We started by raking out the new garden bed and adding new soil on top:

We only have 1 bulb planter hand tool – which is a round metal tool that you stick into the ground and do a little corkscrew motion and pull out a chunk of dirt. Then you pop the bulb into the hole, and squeeze the tool to drop the dirt back over the bulb. It also has helpful measurement lines on the side, so you can see how deep your hole is.

Here’s Sebastian digging some holes:

When you are planting bulbs, always check the directions for each type of bulb before you start, to make sure you are planting them the correct depth and that you’re giving them enough room on both sides to grow. We took turns using the tool until our hands hurt, and then we passed it to the next person. Whoever wasn’t using the tool would dig more holes with a spade or pop the bulbs into the holes.

When we planted them, we used the same type of design with the bulbs that we had done with the flowers – we planted “hot” colors like yellow, red and orange on the sunny side of the flower bed, and “cool” colors like white and light pink on the shady side.

We used a technique to place the bulbs that we learned from our favorite television gardener, Monty Don. We love to watch Gardener’s World and on one episode, Monty taught us that bulbs look the most natural if you just kind of chuck them in the area where you want to plant them.
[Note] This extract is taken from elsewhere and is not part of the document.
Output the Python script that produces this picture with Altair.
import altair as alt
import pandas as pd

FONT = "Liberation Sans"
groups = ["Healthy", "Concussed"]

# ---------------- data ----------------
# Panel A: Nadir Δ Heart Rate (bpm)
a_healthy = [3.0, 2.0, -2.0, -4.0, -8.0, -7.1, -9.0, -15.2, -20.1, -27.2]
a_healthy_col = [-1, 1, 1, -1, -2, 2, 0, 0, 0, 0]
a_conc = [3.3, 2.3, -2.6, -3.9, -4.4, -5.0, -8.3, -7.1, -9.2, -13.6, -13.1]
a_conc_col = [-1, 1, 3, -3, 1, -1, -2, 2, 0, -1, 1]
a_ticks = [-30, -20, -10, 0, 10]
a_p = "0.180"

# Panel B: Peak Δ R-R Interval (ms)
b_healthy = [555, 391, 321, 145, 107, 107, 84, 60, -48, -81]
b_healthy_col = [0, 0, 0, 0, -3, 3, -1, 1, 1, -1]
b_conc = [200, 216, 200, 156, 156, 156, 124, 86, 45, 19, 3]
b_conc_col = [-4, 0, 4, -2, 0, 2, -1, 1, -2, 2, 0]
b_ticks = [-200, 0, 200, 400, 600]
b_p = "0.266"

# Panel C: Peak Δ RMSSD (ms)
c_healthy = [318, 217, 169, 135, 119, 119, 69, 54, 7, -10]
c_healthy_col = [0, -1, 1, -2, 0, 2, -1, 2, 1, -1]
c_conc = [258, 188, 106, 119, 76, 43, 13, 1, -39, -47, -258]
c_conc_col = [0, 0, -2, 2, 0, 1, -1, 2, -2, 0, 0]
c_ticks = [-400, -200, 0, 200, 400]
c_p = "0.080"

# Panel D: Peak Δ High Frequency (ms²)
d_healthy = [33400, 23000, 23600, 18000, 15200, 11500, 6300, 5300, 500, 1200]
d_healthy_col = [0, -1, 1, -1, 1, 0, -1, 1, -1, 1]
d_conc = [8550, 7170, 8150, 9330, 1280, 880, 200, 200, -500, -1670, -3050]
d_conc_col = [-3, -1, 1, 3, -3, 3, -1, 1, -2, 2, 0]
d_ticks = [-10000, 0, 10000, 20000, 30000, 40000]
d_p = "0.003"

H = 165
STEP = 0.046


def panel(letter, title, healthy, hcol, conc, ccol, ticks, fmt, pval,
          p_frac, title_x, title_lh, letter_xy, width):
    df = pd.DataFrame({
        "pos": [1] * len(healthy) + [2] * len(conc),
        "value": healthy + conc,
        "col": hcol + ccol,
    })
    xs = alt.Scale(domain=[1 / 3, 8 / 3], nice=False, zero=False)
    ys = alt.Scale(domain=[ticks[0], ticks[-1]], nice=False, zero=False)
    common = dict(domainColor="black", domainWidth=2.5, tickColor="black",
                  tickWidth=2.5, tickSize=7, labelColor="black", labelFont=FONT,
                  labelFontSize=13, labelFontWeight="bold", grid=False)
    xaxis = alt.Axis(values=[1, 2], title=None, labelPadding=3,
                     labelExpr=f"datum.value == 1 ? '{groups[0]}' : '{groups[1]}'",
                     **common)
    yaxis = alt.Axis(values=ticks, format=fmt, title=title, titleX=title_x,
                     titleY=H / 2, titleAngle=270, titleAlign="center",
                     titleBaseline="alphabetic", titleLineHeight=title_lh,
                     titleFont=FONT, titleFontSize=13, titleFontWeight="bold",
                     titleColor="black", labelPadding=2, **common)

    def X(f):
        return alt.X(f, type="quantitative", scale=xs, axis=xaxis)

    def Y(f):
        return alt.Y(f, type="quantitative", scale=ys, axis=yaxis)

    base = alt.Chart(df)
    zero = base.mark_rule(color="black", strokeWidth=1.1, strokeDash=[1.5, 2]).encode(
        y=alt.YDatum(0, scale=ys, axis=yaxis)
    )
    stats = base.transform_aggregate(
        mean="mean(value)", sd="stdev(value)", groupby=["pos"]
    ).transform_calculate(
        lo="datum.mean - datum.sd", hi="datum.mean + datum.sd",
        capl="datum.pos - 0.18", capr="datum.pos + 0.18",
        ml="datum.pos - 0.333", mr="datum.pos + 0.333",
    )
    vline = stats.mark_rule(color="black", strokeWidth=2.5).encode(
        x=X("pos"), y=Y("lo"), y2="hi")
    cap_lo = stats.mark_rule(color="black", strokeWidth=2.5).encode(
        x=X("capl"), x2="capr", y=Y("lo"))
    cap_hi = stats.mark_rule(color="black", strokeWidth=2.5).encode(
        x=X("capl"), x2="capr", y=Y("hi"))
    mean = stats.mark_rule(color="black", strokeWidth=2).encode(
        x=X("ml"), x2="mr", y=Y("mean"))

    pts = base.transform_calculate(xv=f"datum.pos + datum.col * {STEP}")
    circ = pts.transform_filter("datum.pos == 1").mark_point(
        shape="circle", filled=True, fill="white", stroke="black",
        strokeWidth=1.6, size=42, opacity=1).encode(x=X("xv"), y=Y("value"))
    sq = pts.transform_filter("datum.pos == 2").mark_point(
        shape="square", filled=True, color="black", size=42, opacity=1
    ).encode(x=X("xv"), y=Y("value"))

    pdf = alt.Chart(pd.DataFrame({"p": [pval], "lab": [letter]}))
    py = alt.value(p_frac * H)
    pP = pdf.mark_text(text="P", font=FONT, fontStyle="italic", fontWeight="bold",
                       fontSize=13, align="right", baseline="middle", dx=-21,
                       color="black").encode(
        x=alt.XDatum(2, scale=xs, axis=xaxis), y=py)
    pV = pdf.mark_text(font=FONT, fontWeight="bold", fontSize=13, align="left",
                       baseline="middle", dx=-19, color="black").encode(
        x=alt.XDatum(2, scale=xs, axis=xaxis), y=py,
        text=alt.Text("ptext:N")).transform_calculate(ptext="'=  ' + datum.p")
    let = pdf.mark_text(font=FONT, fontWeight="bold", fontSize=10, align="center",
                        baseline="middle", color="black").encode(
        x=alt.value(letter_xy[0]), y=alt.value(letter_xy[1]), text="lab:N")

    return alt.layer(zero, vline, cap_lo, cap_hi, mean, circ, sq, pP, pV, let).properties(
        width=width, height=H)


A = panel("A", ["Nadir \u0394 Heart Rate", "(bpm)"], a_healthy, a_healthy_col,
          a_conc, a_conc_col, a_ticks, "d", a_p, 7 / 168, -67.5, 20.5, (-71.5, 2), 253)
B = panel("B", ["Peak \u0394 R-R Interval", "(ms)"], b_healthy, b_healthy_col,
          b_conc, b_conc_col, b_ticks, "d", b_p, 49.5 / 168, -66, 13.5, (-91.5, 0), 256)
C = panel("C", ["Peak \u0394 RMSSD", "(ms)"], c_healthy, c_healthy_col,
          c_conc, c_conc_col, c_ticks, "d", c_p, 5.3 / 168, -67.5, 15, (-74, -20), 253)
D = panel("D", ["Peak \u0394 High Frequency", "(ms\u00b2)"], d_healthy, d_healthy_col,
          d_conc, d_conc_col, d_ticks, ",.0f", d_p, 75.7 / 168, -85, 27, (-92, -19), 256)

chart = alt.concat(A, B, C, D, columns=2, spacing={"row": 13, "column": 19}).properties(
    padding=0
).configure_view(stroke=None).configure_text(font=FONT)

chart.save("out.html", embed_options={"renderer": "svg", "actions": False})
Then plant them wherever they land, even if some of them are grouped together. You shouldn’t plant them in a straight line like soldiers, or perfectly spaced out, because they won’t look natural. We had fun chucking them into the bed! It was kind of hard to keep from being perfectionists and actually plant them exactly where they landed, but we did it. We can’t wait to see what they will look like in the Spring!

We decorated the house with spooky skeletons and all kinds of other creepy things for Halloween! Halloween is Dad’s favorite holiday and he loves to make the house look haunted!

One of the last projects we did for the season was to plant sedum and succulents in the front of the cottage garden. Earlier in the season we had wildflowers and California poppies in that area, but now it was empty. We wanted something that would be low-growing and would be able to survive well over the Winter. We planted Stonecrop sedum ‘Firecracker’ and ‘Autumn Fire’, along with Hens & Chicks sempervivum succulents. Here is what it looked like when we were getting ready to plant:

And here is what it looks like after it was planted, and the sedum bloomed:

We planted the Hens & Chicks along the side of our old stone steps. We always have to weed the sides of the steps, they get overgrown quickly. So we thought a good way to keep it looking neat and pretty was to plant some succulents there. We made sure to use soil that is specifically made for succulents and we added a lot of little rocks as a top dressing to ensure that the area was well-drained and they don’t sit in wet ground. Also, it’s on a slope so that helps it drain. We are really happy with the way they look!

You don’t have to spend much money on something like this, we bought one plant for just a few dollars. It had lots of little guys all bunched together, and we very carefully pulled them apart, and planted them separately. As long as you plant them right away and don’t damage the roots, it’s easy to separate succulents and make a lot of new plants out of 1 plant. We ended up with 12!

The very last project of the season before we tucked ourselves inside for the Winter, was planting a witch hazel tree. Mom picked one that was native to our area, Hamamelis virginiana. Witch hazel has long been used as a home remedy – it helps with inflammation and can soothe burns, insect bites, itching and more. It is an autumn-blooming variety, so it bloomed shortly after we planted it, and we were able to enjoy the unique spiky flowers at the same time as all the leaves on the other trees turned crimson, orange and yellow. It was so pretty:

The weather is getting cooler and we are looking forward to snuggling inside by the fire in blankets watching lots of good movies and enjoying the holidays together. We hope you have a wonderful Winter and we will see you again in the Spring!